Cassie Wright a décidé de clore sa carrière d’actrice du cinéma X par un gang-bang historique en battant le record avec six-cents partenaires, en une seule nuit. Elle rentrerait alors dans la légende et s’assurerait des revenus confortables. Mais le défi n’est pas sans risques. La probabilité de faire une embolie vaginale est réelle. Des rumeurs circulent sur son compte. Elle aurait eu un enfant, abandonné il y a plus de vingt ans. Celui-ci serait le bénéficiaire d’une substantielle assurance-vie.
Six cents hommes, porteurs d’un numéro inscrit au feutre sur leur biceps, sont donc réunis dans un bâtiment et attendent leur tour d’entrer en scène. Chacun dispose d’une minute pour jouer son rôle. Parmi cette foule, Mr 600 est un acteur porno vieillissant. Il connait Cassie depuis longtemps. C’est lui qui l’aurait amenée au cinéma X et serait le père du mystérieux enfant.
72 est un jeune homme porteur d’un bouquet de roses. Il est persuadé que Cassie est sa mère. Ses fleurs se fanent avec le temps qui passe. 137 tient un ours en peluche porteur de dédicaces affectueuses des plus grandes stars. Il se bourre de Viagra malgré les mises en garde de Sheila, la régisseuse. Également secrétaire et confidente de Cassie, elle organise les passages et s’assure que les acteurs sont prêts pour leur office.
Mais, nombreux sont ceux qui pourraient être gagnant avec le décès de l’actrice. La production d’abord, avec les bénéfices réalisés par la publicité, l’enfant qui touchera une grosse somme et les acteurs qui pourront tirer gloire de ce moment. De plus, sous les numéros se dissimulent des individus animés par des idées de vengeance, des pulsions homicides…

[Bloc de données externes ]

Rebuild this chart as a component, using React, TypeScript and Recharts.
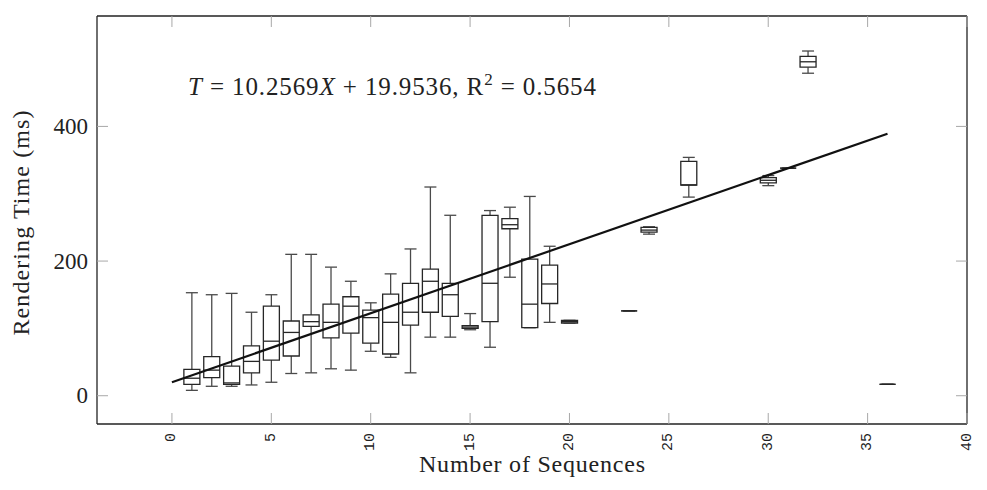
import React from 'react';
import { ComposedChart, XAxis, YAxis, Line, Bar } from 'recharts';

// Box-plot data
const positions = [1, 2, 3, 4, 5, 6, 7, 8, 9, 10, 11, 12, 13, 14, 15, 16, 17, 18, 19, 20, 23, 24, 26, 30, 31, 32, 36];
const whiskerLow = [8, 14, 14, 16, 20, 33, 34, 40, 38, 66, 57, 34, 87, 87, 98, 72, 176, 101, 109, 108, 126, 240, 295, 312, 338, 479, 17];
const quartile1 = [17, 27, 17, 34, 53, 59, 103, 86, 93, 78, 62, 105, 124, 118, 100, 110, 248, 101, 137, 108, 126, 243, 313, 316, 338, 488, 17];
const medians = [26, 38, 19, 51, 81, 94, 110, 109, 133, 116, 109, 124, 170, 150, 102, 167, 254, 136, 166, 110, 126, 246, 313, 320, 338, 496, 17];
const quartile3 = [39, 58, 44, 74, 133, 111, 120, 136, 147, 127, 151, 167, 188, 167, 104, 268, 263, 203, 194, 112, 126, 250, 348, 324, 338, 504, 17];
const whiskerHigh = [153, 150, 152, 124, 150, 210, 210, 191, 170, 138, 181, 218, 310, 268, 122, 275, 280, 296, 222, 112, 126, 251, 354, 327, 338, 512, 17];

const xTicks = [0, 5, 10, 15, 20, 25, 30, 35, 40];
const yTicks = [0, 200, 400];
const xDomain = [-3.77, 40];
const yDomain = [-42, 564];

// Regression line given in the chart
const slope = 10.2569;
const intercept = 19.9536;
const fitX = [0, 36];

const boxData = positions.map((x, i) => ({
  x,
  lo: whiskerLow[i],
  q1: quartile1[i],
  med: medians[i],
  q3: quartile3[i],
  hi: whiskerHigh[i],
  range: [whiskerLow[i], whiskerHigh[i]],
}));
const fitData = fitX.map((x) => ({ x, fit: slope * x + intercept }));

const SERIF = '"Liberation Serif", "Times New Roman", serif';
const MONO = '"Liberation Mono", "DejaVu Sans Mono", monospace';
const TICK_COLOR = '#a8a8a8';
const TICK_LEN = 11;
const FRAME = { stroke: '#222', strokeWidth: 1.3 };

const BoxShape = (props: any) => {
  const { x, y, width, height, payload } = props;
  if (x == null || y == null || !payload) return null;
  const p = payload;
  const span = p.hi - p.lo;
  const toY = (v: number) => (span === 0 ? y : y + ((p.hi - v) / span) * height);
  const cx = x + width / 2;
  const capW = width * 0.75;
  const yHi = toY(p.hi), yQ3 = toY(p.q3), yMed = toY(p.med), yQ1 = toY(p.q1), yLo = toY(p.lo);
  const whisk = '#4a4a4a';
  const boxC = '#262626';
  return (
    <g>
      <line x1={cx} x2={cx} y1={yHi} y2={yQ3} stroke={whisk} strokeWidth={1.3} />
      <line x1={cx} x2={cx} y1={yQ1} y2={yLo} stroke={whisk} strokeWidth={1.3} />
      <line x1={cx - capW / 2} x2={cx + capW / 2} y1={yHi} y2={yHi} stroke={whisk} strokeWidth={1.3} />
      <line x1={cx - capW / 2} x2={cx + capW / 2} y1={yLo} y2={yLo} stroke={whisk} strokeWidth={1.3} />
      <path
        d={`M${x},${yQ3}L${x + width},${yQ3}L${x + width},${yQ1}L${x},${yQ1}Z`}
        fill="#ffffff"
        stroke={boxC}
        strokeWidth={1.3}
      />
      <line x1={x} x2={x + width} y1={yMed} y2={yMed} stroke={boxC} strokeWidth={1.3} />
    </g>
  );
};

const XTickBottom = (props: any) => {
  const { x, y, payload } = props;
  const ty = y + 9;
  return (
    <g>
      <line x1={x} x2={x} y1={y} y2={y - TICK_LEN} stroke={TICK_COLOR} strokeWidth={1} />
      <text
        x={x}
        y={ty}
        transform={`rotate(-90 ${x} ${ty})`}
        textAnchor="end"
        dominantBaseline="central"
        fontFamily={MONO}
        fontSize={15}
        fill="#222"
      >
        {payload.value}
      </text>
    </g>
  );
};

const XTickTop = (props: any) => {
  const { x, y } = props;
  return <line x1={x} x2={x} y1={y} y2={y + TICK_LEN} stroke={TICK_COLOR} strokeWidth={1} />;
};

const YTickLeft = (props: any) => {
  const { x, y, payload } = props;
  return (
    <g>
      <line x1={x} x2={x + TICK_LEN} y1={y} y2={y} stroke={TICK_COLOR} strokeWidth={1} />
      <text x={x - 9} y={y} textAnchor="end" dominantBaseline="central" fontFamily={SERIF} fontSize={23} fill="#222">
        {payload.value}
      </text>
    </g>
  );
};

const YTickRight = (props: any) => {
  const { x, y } = props;
  return <line x1={x} x2={x - TICK_LEN} y1={y} y2={y} stroke={TICK_COLOR} strokeWidth={1} />;
};

const XTitle = (props: any) => {
  const vb = props.viewBox || {};
  return (
    <text
      x={vb.x + vb.width / 2}
      y={vb.y + 48}
      textAnchor="middle"
      fontFamily={SERIF}
      fontSize={24}
      fill="#222"
      textLength={226}
      lengthAdjust="spacing"
    >
      Number of Sequences
    </text>
  );
};

const YTitle = (props: any) => {
  const vb = props.viewBox || {};
  const tx = vb.x + 29;
  const ty = vb.y + vb.height / 2 + 3;
  return (
    <text
      x={tx}
      y={ty}
      transform={`rotate(-90 ${tx} ${ty})`}
      textAnchor="middle"
      fontFamily={SERIF}
      fontSize={24}
      fill="#222"
      textLength={225}
      lengthAdjust="spacing"
    >
      Rendering Time (ms)
    </text>
  );
};

export default function App() {
  return (
    <div style={{ position: 'absolute', left: 0, top: 0, width: 987, height: 490, background: '#fff' }}>
      <ComposedChart width={987} height={490} data={boxData} margin={{ top: 15, right: 19, bottom: 0, left: 0 }}>
        <XAxis
          dataKey="x"
          type="number"
          domain={xDomain}
          ticks={xTicks}
          interval={0}
          allowDataOverflow
          height={66}
          tickSize={0}
          tickMargin={0}
          tick={<XTickBottom />}
          axisLine={FRAME}
          tickLine={false}
          label={{ content: <XTitle /> }}
        />
        <XAxis
          xAxisId="top"
          orientation="top"
          dataKey="x"
          type="number"
          domain={xDomain}
          ticks={xTicks}
          interval={0}
          allowDataOverflow
          height={1}
          tickSize={0}
          tickMargin={0}
          tick={<XTickTop />}
          axisLine={FRAME}
          tickLine={false}
        />
        <YAxis
          type="number"
          domain={yDomain}
          ticks={yTicks}
          interval={0}
          allowDataOverflow
          width={97}
          tickSize={0}
          tickMargin={0}
          tick={<YTickLeft />}
          axisLine={FRAME}
          tickLine={false}
          label={{ content: <YTitle /> }}
        />
        <YAxis
          yAxisId="right"
          orientation="right"
          type="number"
          domain={yDomain}
          ticks={yTicks}
          interval={0}
          allowDataOverflow
          width={1}
          tickSize={0}
          tickMargin={0}
          tick={<YTickRight />}
          axisLine={FRAME}
          tickLine={false}
        />
        <Line
          data={fitData}
          dataKey="fit"
          xAxisId="top"
          yAxisId="right"
          stroke="none"
          dot={false}
          activeDot={false}
          legendType="none"
          isAnimationActive={false}
        />
        <Line
          data={fitData}
          dataKey="fit"
          type="linear"
          stroke="#111"
          strokeWidth={2.2}
          dot={false}
          activeDot={false}
          isAnimationActive={false}
        />
        <Bar dataKey="range" barSize={16} shape={<BoxShape />} isAnimationActive={false} />
      </ComposedChart>
      <svg width={987} height={490} style={{ position: 'absolute', left: 0, top: 0, pointerEvents: 'none' }}>
        <text x={188} y={95} fontFamily={SERIF} fontSize={25} fill="#222" xmlSpace="preserve" textLength={408} lengthAdjust="spacing">
          <tspan fontStyle="italic">T</tspan>
          <tspan> = 10.2569</tspan>
          <tspan fontStyle="italic">X</tspan>
          <tspan> + 19.9536, R</tspan>
          <tspan dy={-10} fontSize={17}>2</tspan>
          <tspan dy={10}> = 0.5654</tspan>
        </text>
      </svg>
    </div>
  );
}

Chuck Palahniuk a acquis une réputation d’auteur sulfureux en abordant de front, sans langue de bois, avec un style inspiré d’auteurs minimalistes, des questions liées à la mort, la sexualité, Dieu, la destruction de soi ou la parentalité. Après les clubs de baston, les adolescents terroristes, les renégats tarés et d’autres univers où les personnages sont soumis à une entité extérieure, il aborde une autre marge de la société américaine, si religieuse, si bien-pensante : le cinéma porno.
Le romancier emprunte son titre au terme “snuff movie”, né dans les années 70 pour désigner les films où des scènes de tortures et de meurtres sont présentées comme réelles. Il aborde ce domaine avec une vision clinicienne. Sans fioriture,s il décrit l’ambiance, l’attente, les principaux intervenants. Il raconte l’envers du décor ou, pour reprendre le titre d’un polar du grand G.-J. Arnaud, l’enfer du décor. Il porte un regard froid, anatomique, gommant toute sensualité, toute ébauche du moindre plaisir. Il décrit les acteurs avec leurs tics, leurs maquillages, les soins qu’ils portent à leur anatomie. Il émaille son histoire avec des remarques sur l’importance du sexe chez l’homme, de ses pulsions, avec quelques images brutales mais salutaires. Mais il pointe aussi la tristesse qui résulte de ces actes codifiés où tout sentiment est exclu, le sort peu enviable des actrices et des acteurs.
Le roman se déroule en un huis clos glauque et sordide à souhait. L’auteur évoque, à travers quelques exemples non dépourvus de pertinence, l’influence du sexe sur la science, sur les orientations et les choix technologiques, sur les réseaux commerciaux, allant jusqu’à écrire : ” S’il y avait une cramouille gratis et en manque au sommet de l’Everest ou sur la lune, ils auraient déjà construit un ascenseur ultrarapide. Y aurait déjà des navettes spatiales toutes les dix minutes.” Il offre un choix de termes très parlants pour désigner les acteurs de porno, faisant preuve d’une inventivité de vocabulaire, qui démontre que le choix de son style est volontaire. En introduisant dans son intrigue nombre d’éléments de suspense inattendus qui renforcent la tension du récit, il brosse des portraits saisissants, avec une approche psychologique remarquable.
Avec Snuff, l’auteur poursuit dans la lignée de ses romans précédents, décrivant un univers avec un souci de vérité, avec une approche d’une grande objectivité, mettant en scène la face peu connue, misérable, d’une industrie pourtant florissante.
serge perraud
Chuck Palahniuk, Snuff (Snuff) traduit de l’américain par Claro, Sonatine Editions, septembre 2012, 224 p. – 16,50 €.
Un grand auteur en effet — de la nuit de l’eros et de sa profanation entre autres.